Home > Comps, Setters > Forerunning For French Team Selection

Forerunning For French Team Selection

Old modular Entreprise World Cup Walls.  I saw these in a different form in a park in Font some 11 years ago, and here they are again, indoors, and still in use.  They just build new wood sections to fill in the form they want and add volumes til they’re satisfied.  | Jackie Hueftle

The Bouldering World Cup season is almost upon us, and over here in Europe (where most of the World Cups happen) the French Team had a competition to choose which athletes would be sent to the first 3 events.  The selection event is essentially a French National Championship, and it was arranged by none other than the infamous Jacky Godoffe, who has been a figure in the world climbing scene for an incalculably long time (he is now 54 years old) as a climber, competitor, first ascentionist, and route setter. In his local area of Fontainebleau he has put up over 64 boulder problems, including such famous problems as Hypothése (7C+), C’Était Demain (the forest’s first 8A), Big Boss, Tristesse, and Fourmis Rouges (3/4ths of the Big 4), Partage (8A+), and Total Éclipse (8A+).  Jacky will also be the chief coursesetter for this year’s IFSC Bouldering World Cup in Vail and also the one in Canada.

Jacky on one of his first ascents--Partage 8A+ | bleau.info

Other setters for the event were Manuel Hassler (Manu) from Switzerland (who was chief setter for the Vail World Cup 2 years ago) and a fellow named Marc Daviet  (aka “P’tit Marc) who is also a chief World Cup setter, has also been climbing forever and has opened many problems, and who has started a hold company called Freestone that makes sweet holds–some of which were on the problems we were trying.  So to review, that is 3 World Cup International Chief setters setting this event.

When forerunning I particularly liked Marc’s technical style, and we spent a bit of time in particular on his slab (you can see the white hold and two feet for the mantle in the right of the picture below).

Mathieu and Tondé checking out a men's slab problem | Jackie Hueftle

I was the only female forerunner and about 8 guys showed up to help run the 16 problems that made up semis and finals.  We started on the slab and quickly moved on to the two freestanding boulders.  The problems were hard, and I mean really hard.  All of them.  I am definitely not going to make the French National Team, but neither were any of the other forerunners.  Men’s and Women’s problems were hard to distinguish from each other by looking at them or by climbing them and only three or four problems got sent the entire day–the problem that was supposed to be Women’s semi 1, another women’s problem that may have been started a move or two in, and both slabs.

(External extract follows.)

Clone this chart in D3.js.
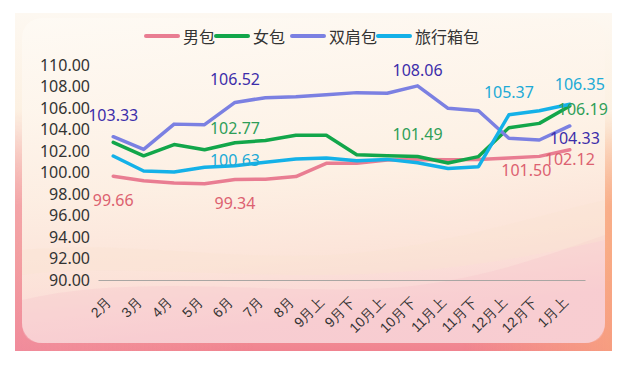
<!DOCTYPE html>
<html>
<head>
<meta charset="utf-8">
<script src="https://cdn.jsdelivr.net/npm/d3@7"></script>
<style>
  html, body { margin: 0; padding: 0; background: #fff; }
  svg { display: block; font-family: "Noto Sans CJK SC", "Noto Sans", sans-serif; }
</style>
</head>
<body>
<svg id="chart"></svg>
<script>
const W = 628, H = 365;

const months = ['2月', '3月', '4月', '5月', '6月', '7月', '8月', '9月上', '9月下',
  '10月上', '10月下', '11月上', '11月下', '12月上', '12月下', '1月上'];

const seriesNames = ['男包', '女包', '双肩包', '旅行箱包'];

const menBag = [99.66, 99.24, 99.02, 98.95, 99.34, 99.38, 99.62, 100.85, 100.85,
  101.16, 101.22, 101.18, 101.22, 101.35, 101.50, 102.12];
const womenBag = [102.80, 101.55, 102.60, 102.12, 102.77, 102.98, 103.46, 103.46, 101.66,
  101.55, 101.49, 100.88, 101.48, 104.17, 104.57, 106.19];
const backpack = [103.33, 102.15, 104.50, 104.45, 106.52, 106.96, 107.05, 107.24, 107.43,
  107.37, 108.06, 105.97, 105.75, 103.18, 103.02, 104.33];
const luggage = [101.53, 100.14, 100.05, 100.48, 100.63, 100.95, 101.26, 101.35, 101.10,
  101.22, 100.90, 100.37, 100.54, 105.37, 105.75, 106.35];

const yTicks = d3.range(90, 110.01, 2);

// which points carry a value label, and where the label sits
const labelSpots = [
  { s: 0, i: 0, dx: 0, dy: 24 }, { s: 0, i: 4, dx: 0, dy: 23 },
  { s: 0, i: 14, dx: -13, dy: 14 }, { s: 0, i: 15, dx: 0, dy: 9 },
  { s: 1, i: 4, dx: 0, dy: -15 }, { s: 1, i: 10, dx: 0, dy: -22 },
  { s: 1, i: 15, dx: 13, dy: 3 },
  { s: 2, i: 0, dx: 0, dy: -22 }, { s: 2, i: 4, dx: 0, dy: -23 },
  { s: 2, i: 10, dx: 0, dy: -16 }, { s: 2, i: 15, dx: 5, dy: 12 },
  { s: 3, i: 4, dx: 0, dy: -6 }, { s: 3, i: 13, dx: 0, dy: -23 },
  { s: 3, i: 15, dx: 10, dy: -20 }
];

const lineColors = ['#e97d92', '#12a64a', '#7b80e2', '#14b1e8'];
const textColors = ['#dc6170', '#2f9e58', '#3c2daa', '#20aad6'];

const series = [menBag, womenBag, backpack, luggage].map((vals, k) => ({
  name: seriesNames[k], values: vals, color: lineColors[k]
}));

const svg = d3.select('#chart').attr('width', W).attr('height', H);

// background
const defs = svg.append('defs');
const outerGrad = defs.append('linearGradient').attr('id', 'outerGrad')
  .attr('x1', 0).attr('y1', 0).attr('x2', 0).attr('y2', 1);
[['0%', '#fdf8f1'], ['35%', '#fcefdf'], ['70%', '#f9c4a6'], ['100%', '#f08390']]
  .forEach(([o, c]) => outerGrad.append('stop').attr('offset', o).attr('stop-color', c));

const sideGrad = defs.append('linearGradient').attr('id', 'sideGrad')
  .attr('x1', 0).attr('y1', 0).attr('x2', 1).attr('y2', 0);
[['0%', '#f08fa0', 0.7], ['40%', '#f6a0a0', 0], ['75%', '#f9a27d', 0], ['100%', '#f8a47c', 0.8]]
  .forEach(([o, c, a]) => sideGrad.append('stop').attr('offset', o).attr('stop-color', c).attr('stop-opacity', a));

const sideFade = defs.append('linearGradient').attr('id', 'sideFade')
  .attr('x1', 0).attr('y1', 0).attr('x2', 0).attr('y2', 1);
[['0%', '#fff', 0], ['40%', '#fff', 1], ['100%', '#fff', 1]]
  .forEach(([o, c, a]) => sideFade.append('stop').attr('offset', o).attr('stop-color', c).attr('stop-opacity', a));
defs.append('mask').attr('id', 'sideMask')
  .append('rect').attr('x', 15).attr('y', 110).attr('width', 597).attr('height', 241)
  .attr('fill', 'url(#sideFade)');

const cardGrad = defs.append('linearGradient').attr('id', 'cardGrad')
  .attr('x1', 0).attr('y1', 0).attr('x2', 0.2).attr('y2', 1);
[['0%', '#fefaf4'], ['55%', '#fdf1e5'], ['80%', '#fce6dc'], ['100%', '#f9d4d8']]
  .forEach(([o, c]) => cardGrad.append('stop').attr('offset', o).attr('stop-color', c));

svg.append('rect').attr('x', 15).attr('y', 13).attr('width', 597).attr('height', 338)
  .attr('fill', 'url(#outerGrad)');
svg.append('rect').attr('x', 15).attr('y', 110).attr('width', 597).attr('height', 241)
  .attr('fill', 'url(#sideGrad)').attr('mask', 'url(#sideMask)');
svg.append('rect').attr('x', 22).attr('y', 18).attr('width', 583).attr('height', 325)
  .attr('rx', 20).attr('fill', 'url(#cardGrad)').attr('opacity', 0.95);

// faint waves inside the card
svg.append('path')
  .attr('d', 'M22,300 C150,270 300,300 420,285 C500,275 560,250 605,235 L605,323 Q605,343 585,343 L42,343 Q22,343 22,323 Z')
  .attr('fill', '#f7c6cc').attr('opacity', 0.35);
svg.append('path')
  .attr('d', 'M22,250 C120,240 220,260 330,255 C430,250 520,220 605,200 L605,240 C520,260 420,275 320,275 C200,275 100,265 22,275 Z')
  .attr('fill', '#fbe3d2').attr('opacity', 0.4);

const x = d3.scaleBand().domain(months).range([98, 585]).padding(0);
const y = d3.scaleLinear().domain([90, 110]).range([280, 65]);
const cx = d => x(d) + x.bandwidth() / 2;

// y axis labels
const yAxis = svg.append('g')
  .attr('transform', 'translate(98,0)')
  .call(d3.axisLeft(y).tickValues(yTicks).tickFormat(d3.format('.2f')).tickSize(0).tickPadding(8));
yAxis.select('.domain').remove();
yAxis.selectAll('text').attr('font-size', 16).attr('fill', '#333')
  .attr('font-family', '"Noto Sans", sans-serif');

// x axis
const xAxis = svg.append('g')
  .attr('transform', 'translate(0,280)')
  .call(d3.axisBottom(x).tickSize(0).tickPadding(0));
xAxis.select('.domain').attr('stroke', '#a9a6a3').attr('stroke-width', 1.2);
xAxis.selectAll('text')
  .attr('font-size', 14).attr('fill', '#333')
  .attr('text-anchor', 'end')
  .attr('dy', 0)
  .attr('transform', 'translate(-1,23) rotate(-45)');

// lines
const line = d3.line().x((d, i) => cx(months[i])).y(d => y(d));
svg.append('g').selectAll('path')
  .data(series)
  .join('path')
  .attr('d', d => line(d.values))
  .attr('fill', 'none')
  .attr('stroke', d => d.color)
  .attr('stroke-width', 3.5)
  .attr('stroke-linejoin', 'round')
  .attr('stroke-linecap', 'round');

// value labels
svg.append('g').selectAll('text')
  .data(labelSpots)
  .join('text')
  .attr('x', d => cx(months[d.i]) + d.dx)
  .attr('y', d => y(series[d.s].values[d.i]) + d.dy)
  .attr('text-anchor', 'middle')
  .attr('dominant-baseline', 'central')
  .attr('font-size', 16)
  .attr('font-family', '"Noto Sans", sans-serif')
  .attr('fill', d => textColors[d.s])
  .text(d => series[d.s].values[d.i].toFixed(2));

// legend
const legendX = [146, 216, 292, 378];
const legend = svg.append('g').selectAll('g')
  .data(series)
  .join('g')
  .attr('transform', (d, k) => `translate(${legendX[k]},36)`);
legend.append('line')
  .attr('x1', 0).attr('x2', 32).attr('y1', 0).attr('y2', 0)
  .attr('stroke', d => d.color).attr('stroke-width', 4).attr('stroke-linecap', 'round');
legend.append('text')
  .attr('x', 37).attr('y', 0)
  .attr('dominant-baseline', 'central')
  .attr('font-size', 16).attr('fill', '#333')
  .text(d => d.name);
</script>
</body>
</html>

Manu pressing into the women's mantle | Jackie Hueftle

The rest…well…there were entire moves that did not get climbed.  But most of the forerunners left around 3pm, and I left two hours after that, and the setters stayed much later to finish setting/tweaking/etc… so I’m sure they eased things up a little bit.  On the other hand, I talked to my friend Lucas Menegatti who competed in the event, and he said it was super difficult and that barely any problems got sent.  Apparently this was intentional, as Tondé told me that Jacky told him they wanted the problems to be punishing and require perfection (i.e. you won’t find wild throws and campus moves here, just balance, power, and perfect tension).

Emmi finishing a women's compression problem. It was probably at least 7C (V9) when we started trying it.

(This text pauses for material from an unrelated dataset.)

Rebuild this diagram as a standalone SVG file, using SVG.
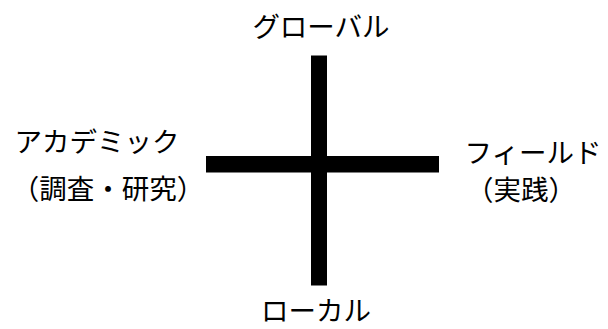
<svg xmlns="http://www.w3.org/2000/svg" width="608" height="329" viewBox="0 0 608 329">
<style>
.lbl{font-family:"Noto Sans CJK JP","Noto Sans CJK SC",sans-serif;font-size:27.5px;fill:#000;text-anchor:middle}
.bar{fill:#000}
</style>
<rect width="608" height="329" fill="#fff"/>
<g id="connectors">
<rect class="bar" x="311" y="55.5" width="16" height="230"/>
<rect class="bar" x="206" y="156" width="233" height="16.5"/>
</g>
<g id="global"><text class="lbl" x="321" y="37">グローバル</text></g>
<g id="local"><text class="lbl" x="316" y="321">ローカル</text></g>
<g id="academic"><text class="lbl" x="97" y="152">アカデミック</text><text class="lbl" x="108" y="199">（調査・研究）</text></g>
<g id="field"><text class="lbl" x="533" y="163">フィールド</text><text class="lbl" x="521" y="200">（実践）</text></g>
</svg>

In between bouts of climbing I explored the old army gymnasium that had been converted into the climbing gym.  Here are some pictures:

The guys told me this campus board "sucks", but I liked the ball holds. All perfectly smooth and carved out of wood!

They color code their climbing holds, and most of them are old and super smooth--not the sticky texture we've come to expect in the US. | Jackie Hueftle

The shower room is really nice for washing holds!

Everyone trying the dyno-to-undercling-volume

So there it is.  I had a good time, I learned a little, and got so tired that I had to rest for almost 3 days afterward.  It’s ok though, the weather here has been full-on Spring, which is nice for the hanging out but a bit hot for climbing hard unless you’re lucky enough to be warmed up and in the right place with a breeze and the perhaps 1/2 hour of passable early morning temps.  So let’s all enjoy the flowers and pray for a cold snap.  Two more weeks!